WHAT YOU SHOULD DO
From the entries below, gather each line containing the word "script".

DATA LINES

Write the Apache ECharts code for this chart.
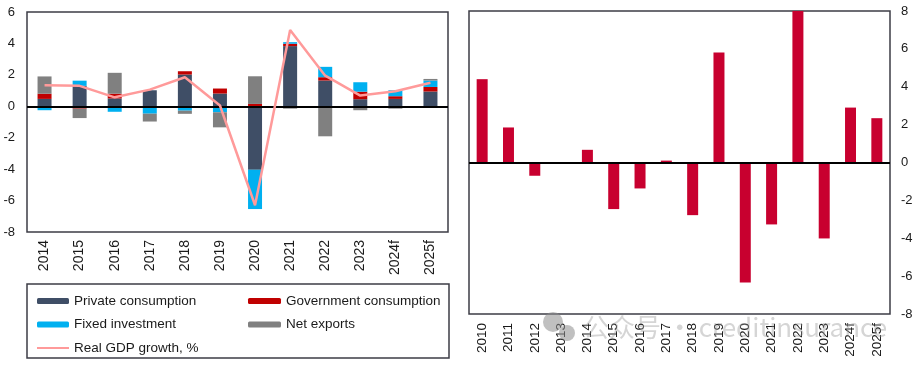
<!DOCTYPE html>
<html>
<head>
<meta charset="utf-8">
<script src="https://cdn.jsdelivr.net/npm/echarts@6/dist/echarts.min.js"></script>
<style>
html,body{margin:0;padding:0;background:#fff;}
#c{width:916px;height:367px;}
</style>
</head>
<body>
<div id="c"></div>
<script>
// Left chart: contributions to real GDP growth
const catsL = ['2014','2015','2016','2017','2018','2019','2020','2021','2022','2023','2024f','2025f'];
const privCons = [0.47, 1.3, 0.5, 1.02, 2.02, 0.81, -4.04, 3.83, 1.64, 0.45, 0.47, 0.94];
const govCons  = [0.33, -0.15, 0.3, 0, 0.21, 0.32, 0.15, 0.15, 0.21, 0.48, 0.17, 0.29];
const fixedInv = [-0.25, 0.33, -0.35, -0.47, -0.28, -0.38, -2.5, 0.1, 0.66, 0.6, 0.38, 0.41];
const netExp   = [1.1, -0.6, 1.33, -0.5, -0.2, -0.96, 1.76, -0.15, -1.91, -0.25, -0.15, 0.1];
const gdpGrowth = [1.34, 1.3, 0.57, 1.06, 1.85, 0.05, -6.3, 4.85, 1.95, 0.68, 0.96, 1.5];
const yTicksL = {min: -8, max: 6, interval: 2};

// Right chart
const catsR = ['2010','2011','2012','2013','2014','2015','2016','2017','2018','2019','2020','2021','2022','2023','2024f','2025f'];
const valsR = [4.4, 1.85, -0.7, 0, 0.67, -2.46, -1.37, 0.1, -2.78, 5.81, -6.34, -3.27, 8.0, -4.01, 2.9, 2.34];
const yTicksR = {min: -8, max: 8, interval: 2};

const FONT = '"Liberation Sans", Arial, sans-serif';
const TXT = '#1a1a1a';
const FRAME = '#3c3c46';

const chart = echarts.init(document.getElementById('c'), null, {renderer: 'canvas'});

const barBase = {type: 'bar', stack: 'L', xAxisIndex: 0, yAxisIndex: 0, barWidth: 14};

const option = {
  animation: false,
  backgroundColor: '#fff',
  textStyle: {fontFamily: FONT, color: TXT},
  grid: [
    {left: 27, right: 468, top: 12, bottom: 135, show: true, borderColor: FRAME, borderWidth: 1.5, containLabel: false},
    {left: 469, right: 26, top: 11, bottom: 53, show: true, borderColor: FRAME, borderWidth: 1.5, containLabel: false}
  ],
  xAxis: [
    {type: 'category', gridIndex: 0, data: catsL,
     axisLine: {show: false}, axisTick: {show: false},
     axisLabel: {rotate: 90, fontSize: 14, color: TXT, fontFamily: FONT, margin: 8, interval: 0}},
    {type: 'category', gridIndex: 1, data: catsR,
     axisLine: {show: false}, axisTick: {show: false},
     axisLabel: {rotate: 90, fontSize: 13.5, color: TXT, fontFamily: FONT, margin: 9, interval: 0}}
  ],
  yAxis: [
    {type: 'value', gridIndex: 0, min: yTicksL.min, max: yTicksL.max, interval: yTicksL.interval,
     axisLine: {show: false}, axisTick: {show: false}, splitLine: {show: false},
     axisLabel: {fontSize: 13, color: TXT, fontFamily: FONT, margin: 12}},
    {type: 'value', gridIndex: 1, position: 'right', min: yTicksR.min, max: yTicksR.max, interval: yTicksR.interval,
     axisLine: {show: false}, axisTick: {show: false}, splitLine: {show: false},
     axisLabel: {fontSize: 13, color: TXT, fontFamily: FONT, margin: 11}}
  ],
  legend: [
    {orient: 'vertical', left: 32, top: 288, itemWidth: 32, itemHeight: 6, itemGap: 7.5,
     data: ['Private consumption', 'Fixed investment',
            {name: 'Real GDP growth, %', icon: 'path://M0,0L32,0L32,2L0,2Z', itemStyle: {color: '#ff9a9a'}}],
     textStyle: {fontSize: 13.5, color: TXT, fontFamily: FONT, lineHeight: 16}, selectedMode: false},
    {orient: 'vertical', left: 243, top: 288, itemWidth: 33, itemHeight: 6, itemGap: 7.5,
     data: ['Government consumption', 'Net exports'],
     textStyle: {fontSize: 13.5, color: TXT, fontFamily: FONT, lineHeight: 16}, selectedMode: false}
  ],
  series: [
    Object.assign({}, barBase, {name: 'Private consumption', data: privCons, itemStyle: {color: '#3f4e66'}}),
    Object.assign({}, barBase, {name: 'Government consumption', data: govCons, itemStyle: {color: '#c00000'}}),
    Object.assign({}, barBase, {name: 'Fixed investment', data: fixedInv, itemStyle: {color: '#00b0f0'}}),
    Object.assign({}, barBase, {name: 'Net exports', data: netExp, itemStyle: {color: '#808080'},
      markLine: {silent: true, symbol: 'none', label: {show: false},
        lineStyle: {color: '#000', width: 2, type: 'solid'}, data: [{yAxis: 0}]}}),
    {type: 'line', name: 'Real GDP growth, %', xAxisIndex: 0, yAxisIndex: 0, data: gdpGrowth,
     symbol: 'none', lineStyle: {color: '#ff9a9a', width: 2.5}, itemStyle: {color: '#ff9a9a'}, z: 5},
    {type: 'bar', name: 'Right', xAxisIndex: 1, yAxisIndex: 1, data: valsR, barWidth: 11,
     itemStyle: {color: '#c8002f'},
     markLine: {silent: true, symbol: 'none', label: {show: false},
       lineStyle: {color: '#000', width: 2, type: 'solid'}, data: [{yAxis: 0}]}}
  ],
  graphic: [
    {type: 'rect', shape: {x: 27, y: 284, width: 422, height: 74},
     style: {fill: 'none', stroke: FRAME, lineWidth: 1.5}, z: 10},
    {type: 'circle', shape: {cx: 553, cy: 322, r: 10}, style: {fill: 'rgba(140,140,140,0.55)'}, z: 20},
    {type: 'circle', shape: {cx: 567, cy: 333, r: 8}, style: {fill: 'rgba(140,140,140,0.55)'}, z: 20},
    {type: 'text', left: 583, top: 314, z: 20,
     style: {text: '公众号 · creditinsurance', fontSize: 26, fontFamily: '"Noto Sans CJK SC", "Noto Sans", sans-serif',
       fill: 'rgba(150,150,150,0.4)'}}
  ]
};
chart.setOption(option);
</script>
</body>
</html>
==
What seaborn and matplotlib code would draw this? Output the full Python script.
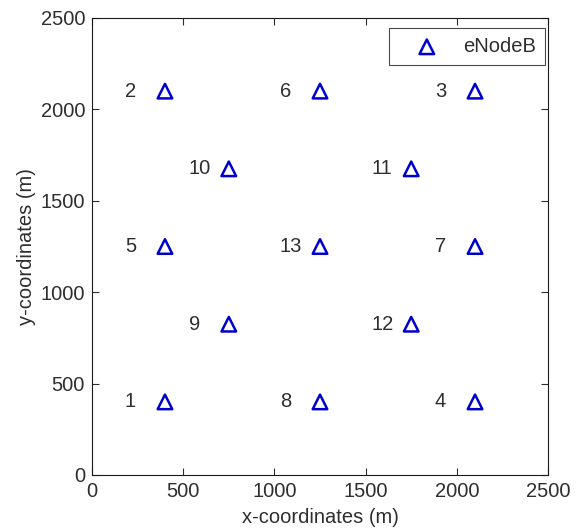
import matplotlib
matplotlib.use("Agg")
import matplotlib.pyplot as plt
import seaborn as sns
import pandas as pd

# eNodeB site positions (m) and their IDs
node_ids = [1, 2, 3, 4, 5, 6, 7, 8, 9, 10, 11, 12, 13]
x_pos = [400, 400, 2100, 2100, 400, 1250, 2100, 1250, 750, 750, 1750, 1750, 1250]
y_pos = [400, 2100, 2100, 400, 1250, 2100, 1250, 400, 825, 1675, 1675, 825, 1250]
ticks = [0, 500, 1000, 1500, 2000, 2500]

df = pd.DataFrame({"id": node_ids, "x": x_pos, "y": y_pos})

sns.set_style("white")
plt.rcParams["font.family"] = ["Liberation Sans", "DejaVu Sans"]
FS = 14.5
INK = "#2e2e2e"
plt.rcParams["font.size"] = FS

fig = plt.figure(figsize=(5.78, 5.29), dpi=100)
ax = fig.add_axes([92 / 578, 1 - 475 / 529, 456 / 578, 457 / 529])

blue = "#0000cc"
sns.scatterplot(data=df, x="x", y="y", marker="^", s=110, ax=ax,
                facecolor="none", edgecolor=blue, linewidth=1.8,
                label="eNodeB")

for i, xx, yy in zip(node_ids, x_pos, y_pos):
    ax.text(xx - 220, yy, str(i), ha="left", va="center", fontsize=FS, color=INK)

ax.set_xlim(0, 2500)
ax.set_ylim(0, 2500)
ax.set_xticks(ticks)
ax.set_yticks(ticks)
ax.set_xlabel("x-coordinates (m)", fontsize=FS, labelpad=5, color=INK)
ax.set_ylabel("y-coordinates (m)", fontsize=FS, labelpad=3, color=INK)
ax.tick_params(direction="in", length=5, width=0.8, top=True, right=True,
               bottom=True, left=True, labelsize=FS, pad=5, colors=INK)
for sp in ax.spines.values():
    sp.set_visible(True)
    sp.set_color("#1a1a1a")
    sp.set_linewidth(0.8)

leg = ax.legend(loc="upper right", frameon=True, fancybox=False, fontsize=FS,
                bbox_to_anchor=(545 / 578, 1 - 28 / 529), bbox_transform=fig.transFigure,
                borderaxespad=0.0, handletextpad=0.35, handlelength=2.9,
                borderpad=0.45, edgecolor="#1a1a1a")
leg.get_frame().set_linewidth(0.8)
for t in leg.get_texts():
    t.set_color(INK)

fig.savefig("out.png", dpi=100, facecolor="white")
* * *
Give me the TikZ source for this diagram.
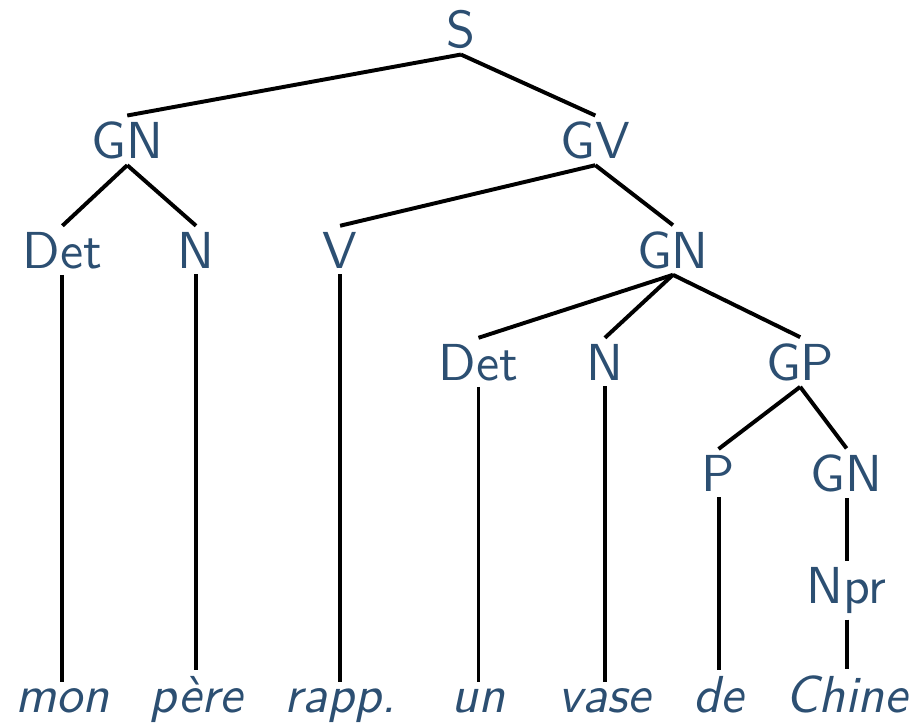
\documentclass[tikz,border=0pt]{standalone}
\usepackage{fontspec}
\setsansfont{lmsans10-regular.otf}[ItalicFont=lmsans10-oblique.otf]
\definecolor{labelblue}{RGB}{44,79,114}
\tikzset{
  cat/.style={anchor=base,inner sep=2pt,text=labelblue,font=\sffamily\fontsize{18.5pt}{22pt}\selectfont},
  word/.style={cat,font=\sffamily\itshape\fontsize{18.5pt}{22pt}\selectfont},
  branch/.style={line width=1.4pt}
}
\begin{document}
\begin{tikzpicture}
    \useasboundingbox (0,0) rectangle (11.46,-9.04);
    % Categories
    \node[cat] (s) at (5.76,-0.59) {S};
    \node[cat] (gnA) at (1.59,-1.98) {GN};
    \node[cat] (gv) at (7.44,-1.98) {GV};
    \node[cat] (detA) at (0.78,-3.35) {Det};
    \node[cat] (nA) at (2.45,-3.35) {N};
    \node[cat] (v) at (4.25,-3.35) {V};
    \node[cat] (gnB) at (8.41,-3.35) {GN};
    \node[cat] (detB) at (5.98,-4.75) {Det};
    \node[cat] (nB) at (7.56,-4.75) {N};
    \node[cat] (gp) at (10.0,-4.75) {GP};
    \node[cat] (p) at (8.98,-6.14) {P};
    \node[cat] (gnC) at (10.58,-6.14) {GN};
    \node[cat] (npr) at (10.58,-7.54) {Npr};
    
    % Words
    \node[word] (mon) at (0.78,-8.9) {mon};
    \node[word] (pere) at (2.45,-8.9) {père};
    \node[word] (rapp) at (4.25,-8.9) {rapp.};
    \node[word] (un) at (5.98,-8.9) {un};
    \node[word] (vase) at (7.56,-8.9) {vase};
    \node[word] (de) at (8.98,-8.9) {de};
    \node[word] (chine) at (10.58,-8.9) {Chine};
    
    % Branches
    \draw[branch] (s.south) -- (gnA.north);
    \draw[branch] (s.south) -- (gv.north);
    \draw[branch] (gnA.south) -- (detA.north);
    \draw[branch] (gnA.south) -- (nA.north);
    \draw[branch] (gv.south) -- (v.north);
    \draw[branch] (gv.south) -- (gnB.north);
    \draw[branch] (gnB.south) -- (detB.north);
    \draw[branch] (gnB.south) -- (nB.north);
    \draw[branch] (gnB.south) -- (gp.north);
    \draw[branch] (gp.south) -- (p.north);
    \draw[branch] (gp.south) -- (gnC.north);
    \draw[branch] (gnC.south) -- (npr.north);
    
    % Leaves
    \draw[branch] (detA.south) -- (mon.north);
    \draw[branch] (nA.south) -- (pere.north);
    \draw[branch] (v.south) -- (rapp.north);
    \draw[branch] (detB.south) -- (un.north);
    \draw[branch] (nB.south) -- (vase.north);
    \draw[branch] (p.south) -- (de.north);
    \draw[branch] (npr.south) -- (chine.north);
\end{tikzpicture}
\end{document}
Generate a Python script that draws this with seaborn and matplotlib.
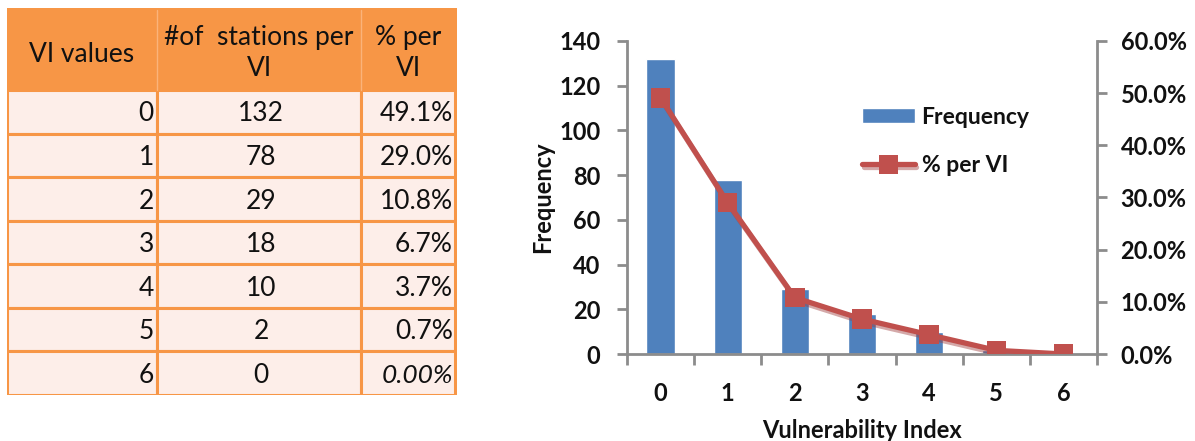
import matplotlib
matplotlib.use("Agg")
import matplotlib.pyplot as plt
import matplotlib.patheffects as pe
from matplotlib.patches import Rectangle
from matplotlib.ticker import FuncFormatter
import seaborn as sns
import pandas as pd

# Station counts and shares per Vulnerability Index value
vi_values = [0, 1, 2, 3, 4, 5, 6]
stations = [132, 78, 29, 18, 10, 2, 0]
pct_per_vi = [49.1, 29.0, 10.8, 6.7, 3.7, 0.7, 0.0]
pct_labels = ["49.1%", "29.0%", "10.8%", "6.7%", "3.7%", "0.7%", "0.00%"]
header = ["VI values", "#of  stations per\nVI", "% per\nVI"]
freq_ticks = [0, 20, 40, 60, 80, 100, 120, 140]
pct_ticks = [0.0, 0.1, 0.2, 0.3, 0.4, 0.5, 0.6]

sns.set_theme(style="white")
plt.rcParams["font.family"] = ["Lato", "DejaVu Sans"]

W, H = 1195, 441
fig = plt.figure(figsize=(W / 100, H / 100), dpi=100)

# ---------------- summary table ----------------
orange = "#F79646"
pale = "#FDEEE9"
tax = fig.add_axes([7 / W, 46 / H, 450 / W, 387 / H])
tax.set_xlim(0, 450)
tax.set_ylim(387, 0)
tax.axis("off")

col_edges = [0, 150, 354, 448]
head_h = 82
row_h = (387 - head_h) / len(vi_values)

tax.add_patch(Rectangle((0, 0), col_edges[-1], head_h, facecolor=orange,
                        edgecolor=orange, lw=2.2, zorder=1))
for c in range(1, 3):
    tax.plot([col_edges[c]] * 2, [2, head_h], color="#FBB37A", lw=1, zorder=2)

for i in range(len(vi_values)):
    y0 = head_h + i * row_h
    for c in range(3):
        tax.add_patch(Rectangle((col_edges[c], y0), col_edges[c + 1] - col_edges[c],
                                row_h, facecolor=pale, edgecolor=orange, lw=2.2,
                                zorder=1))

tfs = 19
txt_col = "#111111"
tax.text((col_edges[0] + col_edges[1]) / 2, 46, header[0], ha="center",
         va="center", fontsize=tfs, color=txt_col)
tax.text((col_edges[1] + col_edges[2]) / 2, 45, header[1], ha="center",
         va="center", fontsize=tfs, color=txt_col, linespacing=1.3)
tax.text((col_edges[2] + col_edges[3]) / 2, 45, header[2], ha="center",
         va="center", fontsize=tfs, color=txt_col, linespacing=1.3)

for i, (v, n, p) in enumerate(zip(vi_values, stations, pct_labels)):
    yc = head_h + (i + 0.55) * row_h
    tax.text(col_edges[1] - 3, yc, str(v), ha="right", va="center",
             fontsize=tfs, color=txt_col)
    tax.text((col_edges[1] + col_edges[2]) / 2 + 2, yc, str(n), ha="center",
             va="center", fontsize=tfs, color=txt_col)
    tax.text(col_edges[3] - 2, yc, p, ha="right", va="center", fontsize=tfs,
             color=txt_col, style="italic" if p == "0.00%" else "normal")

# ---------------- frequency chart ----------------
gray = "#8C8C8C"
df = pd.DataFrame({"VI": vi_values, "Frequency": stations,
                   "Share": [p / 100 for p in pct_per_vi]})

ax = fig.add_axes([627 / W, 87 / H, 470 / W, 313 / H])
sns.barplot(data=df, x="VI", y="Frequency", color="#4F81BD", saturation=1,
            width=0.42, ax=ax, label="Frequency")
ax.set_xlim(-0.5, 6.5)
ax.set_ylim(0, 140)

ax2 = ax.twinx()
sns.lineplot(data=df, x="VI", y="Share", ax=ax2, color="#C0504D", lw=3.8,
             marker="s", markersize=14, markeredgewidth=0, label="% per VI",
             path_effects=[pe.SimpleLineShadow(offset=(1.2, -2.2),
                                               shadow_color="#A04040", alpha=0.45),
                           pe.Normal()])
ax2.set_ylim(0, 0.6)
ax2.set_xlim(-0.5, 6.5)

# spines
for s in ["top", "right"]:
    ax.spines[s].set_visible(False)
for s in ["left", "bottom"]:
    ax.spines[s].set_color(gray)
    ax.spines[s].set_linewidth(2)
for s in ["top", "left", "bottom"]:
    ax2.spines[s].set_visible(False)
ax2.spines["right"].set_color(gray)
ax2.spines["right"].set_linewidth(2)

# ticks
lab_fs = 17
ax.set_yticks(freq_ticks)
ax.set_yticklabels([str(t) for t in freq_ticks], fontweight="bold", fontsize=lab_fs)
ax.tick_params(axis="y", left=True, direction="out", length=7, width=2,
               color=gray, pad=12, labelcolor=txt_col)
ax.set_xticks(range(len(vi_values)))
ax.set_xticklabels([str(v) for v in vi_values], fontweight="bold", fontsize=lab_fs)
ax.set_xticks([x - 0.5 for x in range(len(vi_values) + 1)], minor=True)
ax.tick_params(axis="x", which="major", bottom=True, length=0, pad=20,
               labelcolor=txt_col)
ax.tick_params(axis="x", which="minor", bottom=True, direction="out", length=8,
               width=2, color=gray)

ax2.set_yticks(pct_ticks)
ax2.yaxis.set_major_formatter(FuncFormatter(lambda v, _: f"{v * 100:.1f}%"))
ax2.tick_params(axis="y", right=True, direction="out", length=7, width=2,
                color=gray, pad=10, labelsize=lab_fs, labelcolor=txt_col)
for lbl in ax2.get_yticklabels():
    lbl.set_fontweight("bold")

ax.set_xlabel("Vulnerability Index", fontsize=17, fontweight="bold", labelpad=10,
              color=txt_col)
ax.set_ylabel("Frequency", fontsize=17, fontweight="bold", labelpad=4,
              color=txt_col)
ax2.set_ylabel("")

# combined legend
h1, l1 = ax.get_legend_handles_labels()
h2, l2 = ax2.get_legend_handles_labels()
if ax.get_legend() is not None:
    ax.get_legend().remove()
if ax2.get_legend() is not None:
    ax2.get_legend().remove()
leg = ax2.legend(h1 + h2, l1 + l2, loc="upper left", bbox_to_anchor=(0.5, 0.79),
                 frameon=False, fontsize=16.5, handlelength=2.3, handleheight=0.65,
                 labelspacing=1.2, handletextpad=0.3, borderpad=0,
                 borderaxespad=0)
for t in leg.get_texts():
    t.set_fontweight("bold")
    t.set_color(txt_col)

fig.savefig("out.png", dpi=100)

WRITTEN SOLUTION
<script src="https://cdn.jsdelivr.net/npm/echarts@6/dist/echarts.min.js"></script>
<script>
</script>
What seaborn and matplotlib code would draw this? Output the full Python script.
Generate a Python script that draws this with seaborn and matplotlib.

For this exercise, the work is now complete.